Broader Market Indices May Outperform Benchmark
FY2021 has been one of the most action-packed years after FY2009 in all aspects, be it social, economic, financial, ecological, scientific, or geopolitical.
Despite all the adversity, bulls emerged as the clear winner in FY21 as Nifty logged gains of nearly 71 per cent. What made it further interesting was the fact that the equity market rally in FY21 was more broad-based and after underperforming for two years, the broader markets not only participated in the rally but also, outperformed the benchmark indices (as Nifty Mid-cap and Small-cap jumped 102 per cent and 126 per cent, respectively).
Another striking aspect was that during FY21, the Indian equities outperformed their western counterparts aided by huge liquidity thrust as FIIs pumped in a massive amount of over Rs 2 lakh crore in FY21. Meanwhile, expectations in economic recovery, which further gained grounds on government schemes like PLI, Atmanirbhar Bharat, and improving corporate profitability was led by lower operating expenses and lower interest cost. However, of late, a lot of shimmer of optimism has started to fade away as India is in the grip of the second wave of the virus and what is more concerning is that the key driver of the stellar rally, which was liquidity inflow by FIIs, have started to see signs of fatigue.
Further, the rising bond yields and dollar index scaling to multi-month peaks is like rubbing salt into the wound for Indian markets. And if yields continue to firm and the dollar index strengthens from here on, the risks of the exodus of capital loom large for almost all the emerging markets altogether. While these developments could result in some profit booking in the near term, this would only make Indian markets healthy as we haven’t seen any meaningful correction after the stellar run from March lows.
The latest update from the US is that its President Joe Biden has unveiled over USD 2 trillion plan which aims to revitalise the economy. The key focus area of this plan is to spend on roads & bridges along with high-speed internet infrastructure and water pipes. The White House plans to fund the bill by reversing some of the tax cuts which Republicans gave corporations and the rich, four years ago. The tax hikes could act as a blessing in disguise as higher taxes probably limit future inflationary pressure, and it could even help bond yields to stabilise.
The Indian markets started off FY22 in a buoyant mood on the back of announcements of the US President. If we go by the seasonality analysis, April has been a good month for the Indian equity markets as on average, Nifty recorded gains of nearly 2.5 per cent in the month of April while the data taken into consideration is from 2002.

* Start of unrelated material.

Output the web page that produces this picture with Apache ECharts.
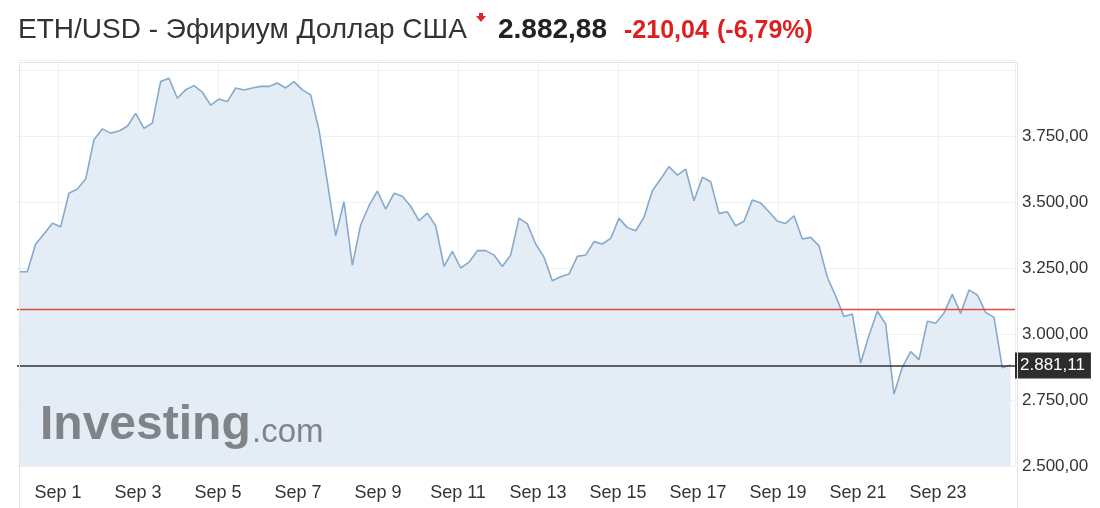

What is more electrifying is the fact that Nifty Midcap 100 and Nifty Smallcap 100 have delivered average gains of 5.2 per cent and 4.4 per cent, respectively in the month of April (Nifty Midcap 100 performance is calculated from 2006 while Nifty Smallcap 100 performance is calculated from 2012). So, this is in line with our view as we expect the broader markets would continue to perform well, while the index may continue to trade in a broad range in the near term.
Wondering as to why are we saying that the broader market could relatively outperform the key benchmark indices in the coming weeks? To begin with, Nifty Mid-cap and Small-cap indices are trading well above their gaps, which were created on the following day of the Union Budget 2021, whereas, Nifty has already filled that gap. Further, Nifty Mid-cap and Small-cap have retraced only 50 per cent of the upmove since the Union Budget day, whereas, Nifty retraced 61.8 per cent of the upmove during the same period. Both the indices have recently taken support around the 50-EMA and in the past, on multiple occasions, both the indices had formed a higher base near about the 50-EMA since June 2020. In addition to this, both the indices have maintained the rhythm of not correcting more than 10 per cent since March 2020 lows. Considering the above factors, we expect both the indices to regain an upward momentum and in the due course, maintain their relative outperformance against the key benchmark indices in the coming weeks.